Waste Savings: The new finishing line offers reductions in air emissions both from decreased natural gas consumption and decreased electricity consumption. Using the precise metering of natural gas and electrical consumption, Brittany estimates that annual emissions reductions will be 1,384 tons of CO2 (63% savings), 3.8 tons of NOx (62% savings), 6.4 tons of SOx (62% savings), and 1.9 tons of particulates (61% savings).
Since less water is used in the new finishing line, there is a corresponding decrease in the amount of wastewater discharged. This wastewater consists of finishing chemicals diluted in water. Brittany estimates that total annual wastewater savings will be approximately 27,300 gallons per year, a savings of 76%. The discharge from the new finishing line contains approximately 1,200 gallons per year less chemical than the discharge produced by the conventional line.
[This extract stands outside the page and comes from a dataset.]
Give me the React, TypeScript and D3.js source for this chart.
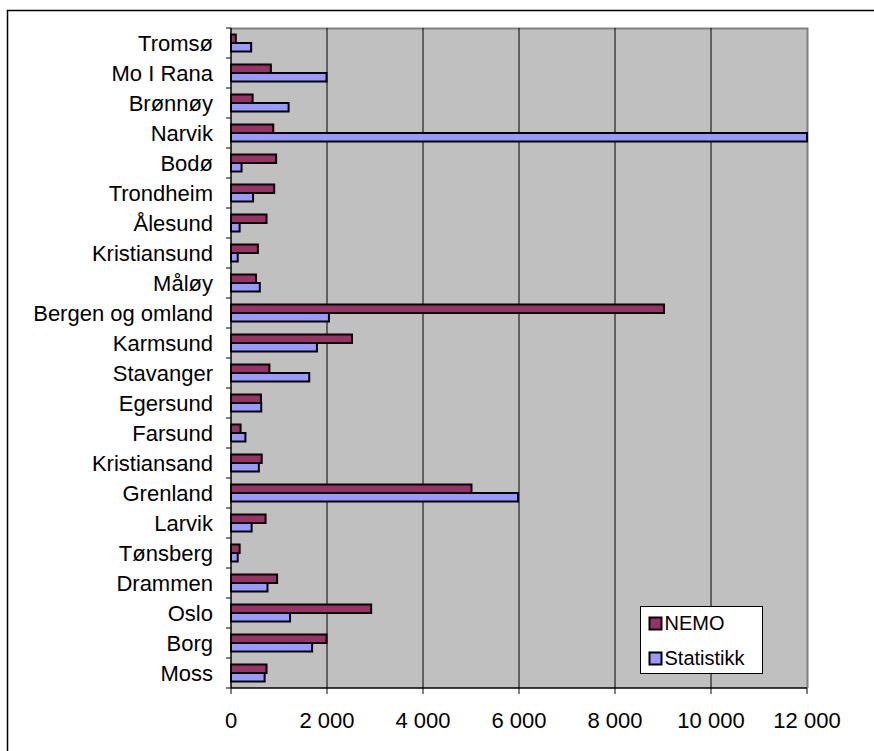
import { useEffect, useRef } from "react";
import * as d3 from "d3";

const categories = [
  "Tromsø", "Mo I Rana", "Brønnøy", "Narvik", "Bodø", "Trondheim", "Ålesund",
  "Kristiansund", "Måløy", "Bergen og omland", "Karmsund", "Stavanger", "Egersund",
  "Farsund", "Kristiansand", "Grenland", "Larvik", "Tønsberg", "Drammen", "Oslo",
  "Borg", "Moss",
];
const nemo = [100, 830, 450, 880, 940, 900, 740, 560, 520, 9020, 2520, 800, 625, 200, 640, 5010, 720, 180, 960, 2920, 1990, 740];
const statistikk = [420, 1990, 1200, 12000, 220, 460, 180, 140, 600, 2040, 1790, 1630, 630, 300, 580, 5980, 430, 140, 760, 1230, 1690, 700];
const seriesNames = ["NEMO", "Statistikk"];
const seriesColors = ["#993366", "#9999ff"];
const xTicks = [0, 2000, 4000, 6000, 8000, 10000, 12000];

const W = 874;
const H = 751;
const FONT = "'Liberation Sans', Arial, sans-serif";

export default function App() {
  const svgRef = useRef<SVGSVGElement>(null);

  useEffect(() => {
    if (!svgRef.current) return;
    const svg = d3.select(svgRef.current);
    svg.selectAll("*").remove();

    const left = 231;
    const right = 807;
    const top = 28;
    const bottom = 688;

    const x = d3.scaleLinear().domain([0, 12000]).range([left, right]);
    const y = d3.scaleBand<string>().domain(categories).range([top, bottom]);
    const inner = d3.scaleBand<string>().domain(seriesNames).range([6.5, 23.5]);

    // outer chart frame
    svg.append("rect")
      .attr("x", 7.5).attr("y", 10.5)
      .attr("width", W + 20).attr("height", H + 20)
      .attr("fill", "#fff").attr("stroke", "#000").attr("stroke-width", 1.5);

    // plot area
    svg.append("rect")
      .attr("x", left).attr("y", top)
      .attr("width", right - left).attr("height", bottom - top)
      .attr("fill", "#c0c0c0");
    svg.append("path")
      .attr("d", `M${left},${top + 0.5} H${right + 0.5} V${bottom}`)
      .attr("fill", "none").attr("stroke", "#808080").attr("stroke-width", 2);

    // gridlines
    svg.append("g").selectAll("line")
      .data(xTicks.slice(1, -1))
      .join("line")
      .attr("x1", (d) => x(d)).attr("x2", (d) => x(d))
      .attr("y1", top).attr("y2", bottom)
      .attr("stroke", "#000").attr("stroke-width", 1);

    // bars
    const series = [nemo, statistikk];
    series.forEach((vals, si) => {
      svg.append("g").selectAll("rect")
        .data(categories)
        .join("rect")
        .attr("x", left)
        .attr("y", (c) => (y(c) as number) + (inner(seriesNames[si]) as number))
        .attr("width", (_, i) => x(vals[i]) - left)
        .attr("height", inner.bandwidth())
        .attr("fill", seriesColors[si])
        .attr("stroke", "#000")
        .attr("stroke-width", 2);
    });

    // y axis
    const yAxis = svg.append("g");
    yAxis.append("line")
      .attr("x1", left).attr("x2", left).attr("y1", top).attr("y2", bottom)
      .attr("stroke", "#000").attr("stroke-width", 1.5);
    yAxis.selectAll("line.tick")
      .data([...categories.map((c) => y(c) as number), bottom])
      .join("line")
      .attr("class", "tick")
      .attr("x1", left - 5).attr("x2", left)
      .attr("y1", (d) => d).attr("y2", (d) => d)
      .attr("stroke", "#000").attr("stroke-width", 1);
    yAxis.selectAll("text")
      .data(categories)
      .join("text")
      .attr("x", 213)
      .attr("y", (c) => (y(c) as number) + y.bandwidth() / 2 + 7.5)
      .attr("text-anchor", "end")
      .attr("font-family", FONT)
      .attr("font-size", 22)
      .attr("fill", "#000")
      .text((c) => c);

    // x axis
    const xAxis = svg.append("g");
    xAxis.append("line")
      .attr("x1", left).attr("x2", right).attr("y1", bottom).attr("y2", bottom)
      .attr("stroke", "#000").attr("stroke-width", 1.5);
    xAxis.selectAll("line.tick")
      .data(xTicks)
      .join("line")
      .attr("class", "tick")
      .attr("x1", (d) => x(d)).attr("x2", (d) => x(d))
      .attr("y1", bottom).attr("y2", bottom + 6)
      .attr("stroke", "#000").attr("stroke-width", 1);
    const fmt = (v: number) => d3.format(",")(v).replace(/,/g, " ");
    xAxis.selectAll("text")
      .data(xTicks)
      .join("text")
      .attr("x", (d) => x(d))
      .attr("y", 728)
      .attr("text-anchor", "middle")
      .attr("font-family", FONT)
      .attr("font-size", 22)
      .attr("fill", "#000")
      .text((d) => fmt(d));

    // legend
    const lg = svg.append("g").attr("transform", "translate(640.5,606.5)");
    lg.append("rect")
      .attr("width", 122).attr("height", 67)
      .attr("fill", "#fff").attr("stroke", "#000").attr("stroke-width", 1);
    seriesNames.forEach((name, i) => {
      lg.append("rect")
        .attr("x", 9).attr("y", 11 + i * 35)
        .attr("width", 12).attr("height", 12)
        .attr("fill", seriesColors[i]).attr("stroke", "#000").attr("stroke-width", 2);
      lg.append("text")
        .attr("x", 24).attr("y", 23 + i * 35)
        .attr("font-family", FONT).attr("font-size", 20).attr("fill", "#000")
        .text(name);
    });
  }, []);

  return (
    <svg
      ref={svgRef}
      width={W}
      height={H}
      style={{ position: "absolute", left: 0, top: 0, display: "block" }}
    />
  );
}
Water Savings: As described above, the conversion from a water-based application of finishing chemicals to a foam-based method produces significant savings in water usage. This reduction is estimated to be about 433,700 gallons per year, a savings of 66% over the conventional technology.
Cost Savings: The cost savings associated with the new finishing line include the energy, water, and wastewater savings outlined above, as well as the increase in productivity. Brittany estimates that the energy, water and wastewater savings alone will save the company about $150,000 a year compared with the conventional technology.
Brittany originally anticipated that the high production capacity of the new finishing line would generate labor cost savings, since it was expected that the number of operators would be reduced from six (two per shift) to four. Instead, Brittany has retained third shift employees and expanded the overall production capacity of the entire company by moving other finishing processes to the new line and increasing production on other finishing lines at the facility.